**EXERCISE**. For every line in the data below that contains "matplotlib", copy the line.

**RECORDS SUPPLIED**.
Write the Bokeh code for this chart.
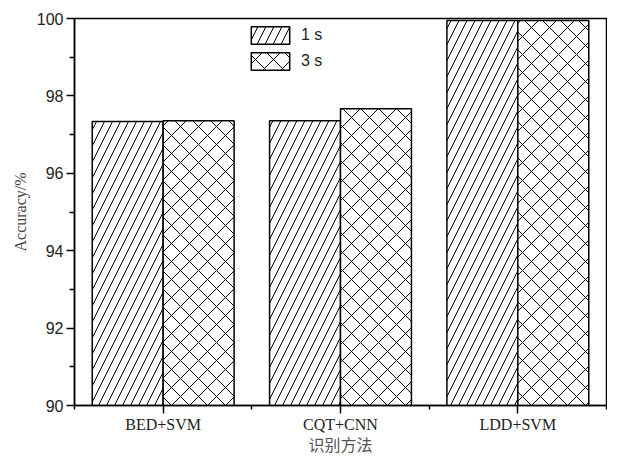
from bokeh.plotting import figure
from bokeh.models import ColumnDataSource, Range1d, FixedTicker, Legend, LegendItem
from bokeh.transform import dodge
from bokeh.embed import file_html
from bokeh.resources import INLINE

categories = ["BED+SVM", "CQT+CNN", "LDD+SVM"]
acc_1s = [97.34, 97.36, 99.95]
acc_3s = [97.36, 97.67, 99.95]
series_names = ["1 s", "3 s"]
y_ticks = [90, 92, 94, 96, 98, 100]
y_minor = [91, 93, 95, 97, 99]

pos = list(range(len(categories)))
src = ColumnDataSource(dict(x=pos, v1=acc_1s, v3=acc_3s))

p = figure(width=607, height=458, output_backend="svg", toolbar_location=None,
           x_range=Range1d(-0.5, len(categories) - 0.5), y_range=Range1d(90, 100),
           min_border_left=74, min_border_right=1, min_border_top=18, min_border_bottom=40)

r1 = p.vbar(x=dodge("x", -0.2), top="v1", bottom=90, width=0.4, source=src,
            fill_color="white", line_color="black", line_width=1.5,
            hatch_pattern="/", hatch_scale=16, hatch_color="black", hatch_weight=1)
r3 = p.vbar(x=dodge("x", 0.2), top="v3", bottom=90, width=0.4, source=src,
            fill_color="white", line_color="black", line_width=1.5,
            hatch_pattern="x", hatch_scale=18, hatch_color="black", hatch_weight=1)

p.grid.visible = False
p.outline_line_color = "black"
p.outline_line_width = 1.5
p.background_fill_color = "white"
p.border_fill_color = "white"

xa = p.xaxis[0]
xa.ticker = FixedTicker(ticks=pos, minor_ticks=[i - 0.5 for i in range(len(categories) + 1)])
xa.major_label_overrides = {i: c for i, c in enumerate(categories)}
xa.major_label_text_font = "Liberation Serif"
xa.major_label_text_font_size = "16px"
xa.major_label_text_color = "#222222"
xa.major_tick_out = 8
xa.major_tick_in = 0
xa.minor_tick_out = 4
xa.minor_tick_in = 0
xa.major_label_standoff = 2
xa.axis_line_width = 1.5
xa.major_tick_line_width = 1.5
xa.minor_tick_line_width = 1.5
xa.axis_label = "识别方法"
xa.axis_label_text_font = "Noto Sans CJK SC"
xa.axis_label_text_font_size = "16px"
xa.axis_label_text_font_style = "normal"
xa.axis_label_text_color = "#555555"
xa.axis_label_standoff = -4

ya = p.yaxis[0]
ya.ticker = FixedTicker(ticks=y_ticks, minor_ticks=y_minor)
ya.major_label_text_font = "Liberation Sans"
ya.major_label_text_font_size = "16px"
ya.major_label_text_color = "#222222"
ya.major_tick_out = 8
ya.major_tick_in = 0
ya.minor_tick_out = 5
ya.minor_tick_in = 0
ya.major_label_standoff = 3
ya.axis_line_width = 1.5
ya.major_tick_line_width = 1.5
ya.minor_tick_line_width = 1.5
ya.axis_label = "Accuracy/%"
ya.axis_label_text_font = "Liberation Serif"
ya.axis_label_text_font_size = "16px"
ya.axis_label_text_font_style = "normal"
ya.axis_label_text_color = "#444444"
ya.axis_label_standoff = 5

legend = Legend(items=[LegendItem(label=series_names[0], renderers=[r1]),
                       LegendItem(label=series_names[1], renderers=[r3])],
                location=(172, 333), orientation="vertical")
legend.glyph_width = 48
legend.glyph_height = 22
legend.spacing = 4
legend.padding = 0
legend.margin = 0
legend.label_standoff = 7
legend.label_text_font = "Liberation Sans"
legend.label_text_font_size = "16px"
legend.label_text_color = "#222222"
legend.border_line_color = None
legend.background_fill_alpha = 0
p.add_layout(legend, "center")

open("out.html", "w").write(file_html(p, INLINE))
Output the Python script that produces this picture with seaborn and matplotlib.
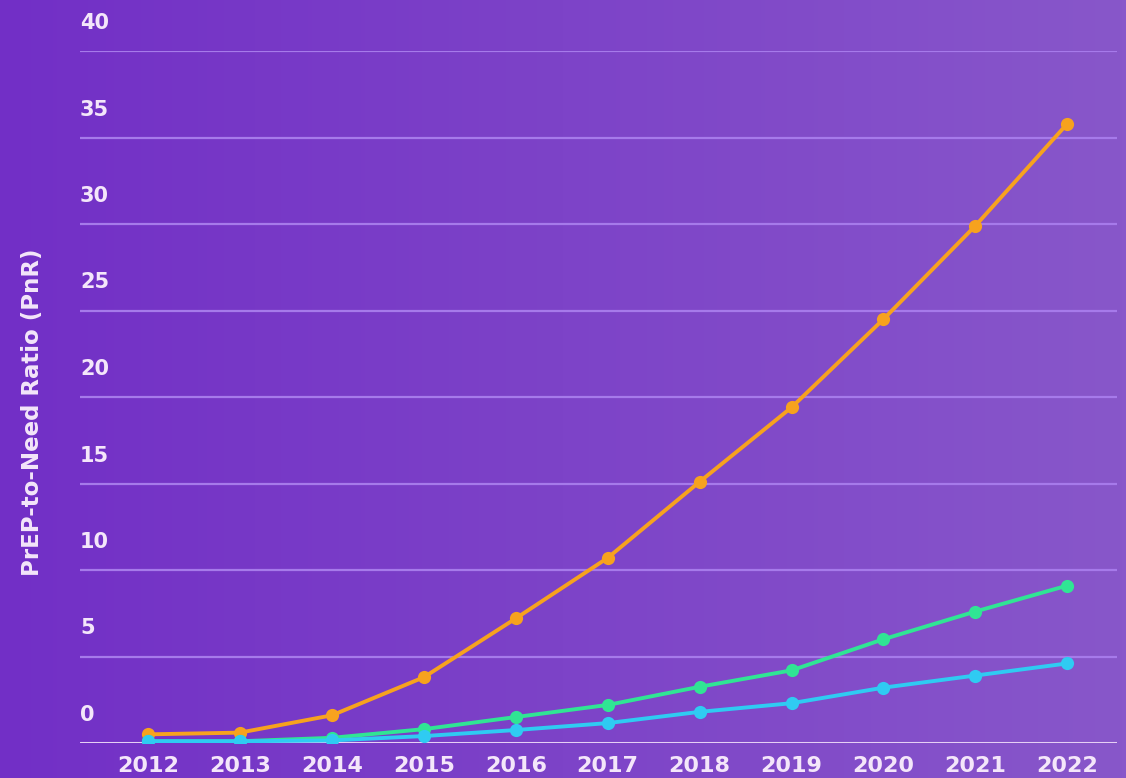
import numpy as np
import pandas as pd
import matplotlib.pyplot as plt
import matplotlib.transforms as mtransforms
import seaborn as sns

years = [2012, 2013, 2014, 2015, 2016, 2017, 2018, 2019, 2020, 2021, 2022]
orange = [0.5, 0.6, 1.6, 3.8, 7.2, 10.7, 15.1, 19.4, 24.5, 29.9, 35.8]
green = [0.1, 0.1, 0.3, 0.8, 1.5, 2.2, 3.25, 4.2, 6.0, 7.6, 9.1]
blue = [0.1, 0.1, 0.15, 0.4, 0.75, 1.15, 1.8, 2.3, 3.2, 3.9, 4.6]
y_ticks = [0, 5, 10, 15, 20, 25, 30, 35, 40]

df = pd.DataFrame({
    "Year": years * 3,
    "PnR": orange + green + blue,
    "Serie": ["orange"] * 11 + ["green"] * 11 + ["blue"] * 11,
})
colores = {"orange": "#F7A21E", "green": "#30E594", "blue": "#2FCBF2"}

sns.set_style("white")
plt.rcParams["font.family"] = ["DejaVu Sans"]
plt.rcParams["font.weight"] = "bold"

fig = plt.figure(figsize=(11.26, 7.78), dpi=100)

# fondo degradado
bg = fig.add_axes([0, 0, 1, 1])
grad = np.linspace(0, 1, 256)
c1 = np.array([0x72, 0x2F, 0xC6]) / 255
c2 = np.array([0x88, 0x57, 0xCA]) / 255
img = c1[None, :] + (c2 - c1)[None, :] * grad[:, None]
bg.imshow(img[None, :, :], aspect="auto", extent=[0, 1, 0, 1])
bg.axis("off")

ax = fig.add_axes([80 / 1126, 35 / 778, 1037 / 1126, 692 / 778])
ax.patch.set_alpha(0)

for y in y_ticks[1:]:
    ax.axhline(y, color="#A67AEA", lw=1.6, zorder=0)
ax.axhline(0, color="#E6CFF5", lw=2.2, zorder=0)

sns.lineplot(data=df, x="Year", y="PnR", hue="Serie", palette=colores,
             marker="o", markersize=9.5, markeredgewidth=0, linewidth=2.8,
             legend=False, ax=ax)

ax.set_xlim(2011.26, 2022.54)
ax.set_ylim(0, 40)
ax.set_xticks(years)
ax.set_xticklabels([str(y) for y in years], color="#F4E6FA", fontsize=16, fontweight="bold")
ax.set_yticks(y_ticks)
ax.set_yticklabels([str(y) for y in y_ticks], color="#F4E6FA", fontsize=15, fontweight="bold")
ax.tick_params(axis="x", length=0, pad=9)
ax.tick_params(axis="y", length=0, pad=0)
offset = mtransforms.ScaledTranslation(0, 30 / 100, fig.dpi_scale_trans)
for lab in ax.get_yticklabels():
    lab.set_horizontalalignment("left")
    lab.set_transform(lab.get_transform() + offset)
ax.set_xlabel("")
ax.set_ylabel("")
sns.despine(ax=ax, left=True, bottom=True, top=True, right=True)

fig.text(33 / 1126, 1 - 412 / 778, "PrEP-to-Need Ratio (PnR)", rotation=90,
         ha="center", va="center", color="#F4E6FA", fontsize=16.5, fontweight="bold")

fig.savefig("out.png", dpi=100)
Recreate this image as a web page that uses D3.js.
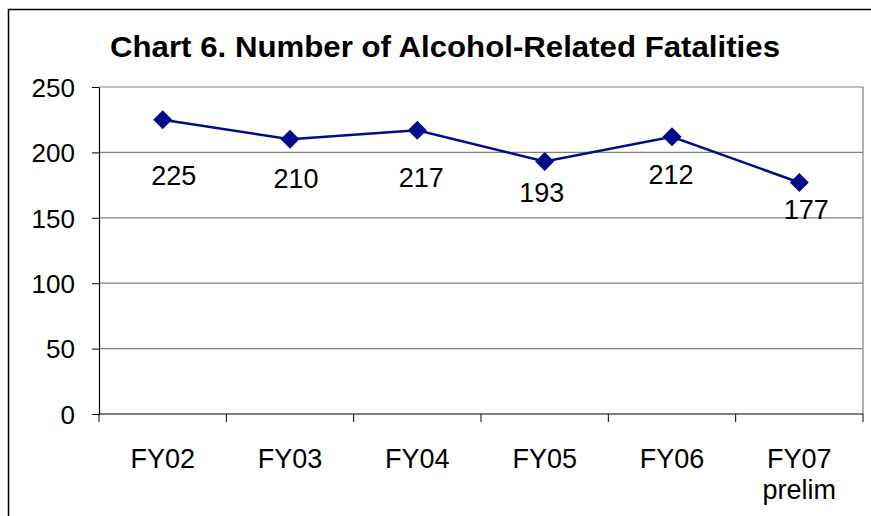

**RESULT BELOW**.
Output the Python script that produces this picture with seaborn and matplotlib.
import matplotlib.pyplot as plt
import matplotlib.transforms as mtransforms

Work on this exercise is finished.